OBJECTIVE:
Reproduce the data below in full and exclude every picture.
══════════════════════════════
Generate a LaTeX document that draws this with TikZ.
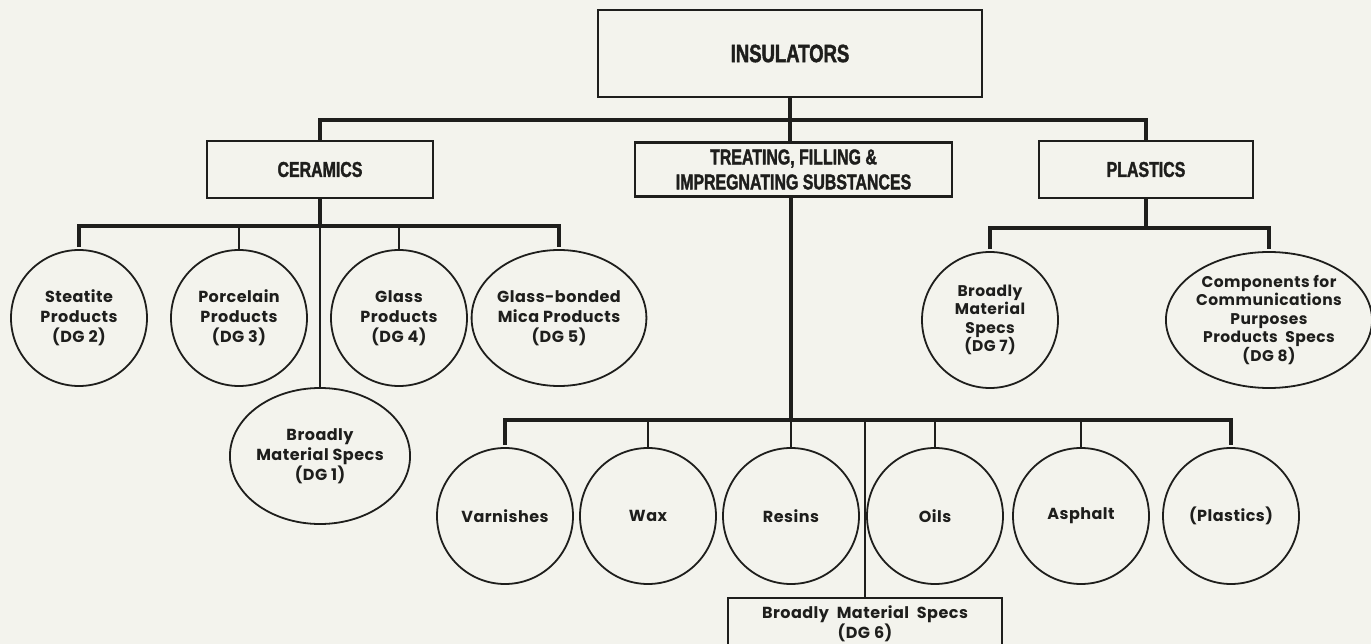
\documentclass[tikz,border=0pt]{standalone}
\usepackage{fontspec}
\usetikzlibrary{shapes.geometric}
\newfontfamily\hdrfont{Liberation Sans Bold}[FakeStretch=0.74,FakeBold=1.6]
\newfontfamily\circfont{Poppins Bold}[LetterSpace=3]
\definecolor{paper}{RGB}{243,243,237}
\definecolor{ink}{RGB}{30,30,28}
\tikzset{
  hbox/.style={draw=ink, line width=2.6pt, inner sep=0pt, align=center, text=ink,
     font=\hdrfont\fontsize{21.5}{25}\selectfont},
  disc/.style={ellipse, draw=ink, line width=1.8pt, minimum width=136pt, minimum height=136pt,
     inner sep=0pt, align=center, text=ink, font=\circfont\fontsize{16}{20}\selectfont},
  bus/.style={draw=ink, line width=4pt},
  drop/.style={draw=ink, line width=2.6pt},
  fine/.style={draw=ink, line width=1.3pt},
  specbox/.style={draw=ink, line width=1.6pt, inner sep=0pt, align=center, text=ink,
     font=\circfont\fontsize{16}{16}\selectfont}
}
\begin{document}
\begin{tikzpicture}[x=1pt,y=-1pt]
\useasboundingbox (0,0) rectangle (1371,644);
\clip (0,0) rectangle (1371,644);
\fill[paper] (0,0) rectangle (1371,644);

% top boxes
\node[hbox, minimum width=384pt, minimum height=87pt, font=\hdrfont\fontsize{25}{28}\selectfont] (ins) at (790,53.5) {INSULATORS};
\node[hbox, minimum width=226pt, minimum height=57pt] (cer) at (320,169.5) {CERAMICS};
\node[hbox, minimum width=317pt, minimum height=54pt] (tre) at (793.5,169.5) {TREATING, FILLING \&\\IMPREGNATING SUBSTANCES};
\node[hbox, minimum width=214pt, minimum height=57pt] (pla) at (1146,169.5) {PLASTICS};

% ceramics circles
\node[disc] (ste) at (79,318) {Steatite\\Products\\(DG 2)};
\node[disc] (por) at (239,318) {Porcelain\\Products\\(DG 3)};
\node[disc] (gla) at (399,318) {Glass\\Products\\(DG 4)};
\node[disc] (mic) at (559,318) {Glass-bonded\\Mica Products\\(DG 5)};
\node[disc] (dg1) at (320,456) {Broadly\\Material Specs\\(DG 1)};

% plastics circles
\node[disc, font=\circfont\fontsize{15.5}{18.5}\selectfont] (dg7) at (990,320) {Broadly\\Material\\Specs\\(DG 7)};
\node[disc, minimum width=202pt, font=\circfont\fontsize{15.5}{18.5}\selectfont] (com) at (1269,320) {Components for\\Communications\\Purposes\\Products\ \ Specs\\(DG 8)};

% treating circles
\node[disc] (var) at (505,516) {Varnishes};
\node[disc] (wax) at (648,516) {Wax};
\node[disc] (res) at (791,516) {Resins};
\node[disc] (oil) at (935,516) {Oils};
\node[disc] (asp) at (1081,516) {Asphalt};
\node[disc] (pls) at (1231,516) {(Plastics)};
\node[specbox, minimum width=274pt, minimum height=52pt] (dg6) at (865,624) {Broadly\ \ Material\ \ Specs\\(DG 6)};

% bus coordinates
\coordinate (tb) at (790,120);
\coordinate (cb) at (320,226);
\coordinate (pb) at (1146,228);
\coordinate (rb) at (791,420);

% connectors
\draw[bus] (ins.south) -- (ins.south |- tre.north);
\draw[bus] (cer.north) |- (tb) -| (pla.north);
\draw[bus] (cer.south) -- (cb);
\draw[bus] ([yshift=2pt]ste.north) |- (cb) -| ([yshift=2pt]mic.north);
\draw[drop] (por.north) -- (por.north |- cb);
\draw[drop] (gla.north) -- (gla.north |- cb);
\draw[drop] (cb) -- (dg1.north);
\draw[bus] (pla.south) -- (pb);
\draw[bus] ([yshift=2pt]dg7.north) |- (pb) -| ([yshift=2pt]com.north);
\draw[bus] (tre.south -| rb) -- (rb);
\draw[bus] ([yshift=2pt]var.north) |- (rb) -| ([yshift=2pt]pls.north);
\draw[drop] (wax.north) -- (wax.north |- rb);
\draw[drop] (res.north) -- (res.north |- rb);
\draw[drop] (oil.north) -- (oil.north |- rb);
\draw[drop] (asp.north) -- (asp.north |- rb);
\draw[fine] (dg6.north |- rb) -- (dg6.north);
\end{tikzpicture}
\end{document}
══════════════════════════════
CORRECT RESULT:
Generate a LaTeX document that draws this with TikZ.
\documentclass[tikz,border=0pt]{standalone}
\usepackage{fontspec}
\usetikzlibrary{shapes.geometric}
\newfontfamily\hdrfont{Liberation Sans Bold}[FakeStretch=0.74,FakeBold=1.6]
\newfontfamily\circfont{Poppins Bold}[LetterSpace=3]
\definecolor{paper}{RGB}{243,243,237}
\definecolor{ink}{RGB}{30,30,28}
\tikzset{
  hbox/.style={draw=ink, line width=2.6pt, inner sep=0pt, align=center, text=ink,
     font=\hdrfont\fontsize{21.5}{25}\selectfont},
  disc/.style={ellipse, draw=ink, line width=1.8pt, minimum width=136pt, minimum height=136pt,
     inner sep=0pt, align=center, text=ink, font=\circfont\fontsize{16}{20}\selectfont},
  bus/.style={draw=ink, line width=4pt},
  drop/.style={draw=ink, line width=2.6pt},
  fine/.style={draw=ink, line width=1.3pt},
  specbox/.style={draw=ink, line width=1.6pt, inner sep=0pt, align=center, text=ink,
     font=\circfont\fontsize{16}{16}\selectfont}
}
\begin{document}
\begin{tikzpicture}[x=1pt,y=-1pt]
\useasboundingbox (0,0) rectangle (1371,644);
\clip (0,0) rectangle (1371,644);
\fill[paper] (0,0) rectangle (1371,644);

% top boxes
\node[hbox, minimum width=384pt, minimum height=87pt, font=\hdrfont\fontsize{25}{28}\selectfont] (ins) at (790,53.5) {INSULATORS};
\node[hbox, minimum width=226pt, minimum height=57pt] (cer) at (320,169.5) {CERAMICS};
\node[hbox, minimum width=317pt, minimum height=54pt] (tre) at (793.5,169.5) {TREATING, FILLING \&\\IMPREGNATING SUBSTANCES};
\node[hbox, minimum width=214pt, minimum height=57pt] (pla) at (1146,169.5) {PLASTICS};

% ceramics circles
\node[disc] (ste) at (79,318) {Steatite\\Products\\(DG 2)};
\node[disc] (por) at (239,318) {Porcelain\\Products\\(DG 3)};
\node[disc] (gla) at (399,318) {Glass\\Products\\(DG 4)};
\node[disc] (mic) at (559,318) {Glass-bonded\\Mica Products\\(DG 5)};
\node[disc] (dg1) at (320,456) {Broadly\\Material Specs\\(DG 1)};

% plastics circles
\node[disc, font=\circfont\fontsize{15.5}{18.5}\selectfont] (dg7) at (990,320) {Broadly\\Material\\Specs\\(DG 7)};
\node[disc, minimum width=202pt, font=\circfont\fontsize{15.5}{18.5}\selectfont] (com) at (1269,320) {Components for\\Communications\\Purposes\\Products\ \ Specs\\(DG 8)};

% treating circles
\node[disc] (var) at (505,516) {Varnishes};
\node[disc] (wax) at (648,516) {Wax};
\node[disc] (res) at (791,516) {Resins};
\node[disc] (oil) at (935,516) {Oils};
\node[disc] (asp) at (1081,516) {Asphalt};
\node[disc] (pls) at (1231,516) {(Plastics)};
\node[specbox, minimum width=274pt, minimum height=52pt] (dg6) at (865,624) {Broadly\ \ Material\ \ Specs\\(DG 6)};

% bus coordinates
\coordinate (tb) at (790,120);
\coordinate (cb) at (320,226);
\coordinate (pb) at (1146,228);
\coordinate (rb) at (791,420);

% connectors
\draw[bus] (ins.south) -- (ins.south |- tre.north);
\draw[bus] (cer.north) |- (tb) -| (pla.north);
\draw[bus] (cer.south) -- (cb);
\draw[bus] ([yshift=2pt]ste.north) |- (cb) -| ([yshift=2pt]mic.north);
\draw[drop] (por.north) -- (por.north |- cb);
\draw[drop] (gla.north) -- (gla.north |- cb);
\draw[drop] (cb) -- (dg1.north);
\draw[bus] (pla.south) -- (pb);
\draw[bus] ([yshift=2pt]dg7.north) |- (pb) -| ([yshift=2pt]com.north);
\draw[bus] (tre.south -| rb) -- (rb);
\draw[bus] ([yshift=2pt]var.north) |- (rb) -| ([yshift=2pt]pls.north);
\draw[drop] (wax.north) -- (wax.north |- rb);
\draw[drop] (res.north) -- (res.north |- rb);
\draw[drop] (oil.north) -- (oil.north |- rb);
\draw[drop] (asp.north) -- (asp.north |- rb);
\draw[fine] (dg6.north |- rb) -- (dg6.north);
\end{tikzpicture}
\end{document}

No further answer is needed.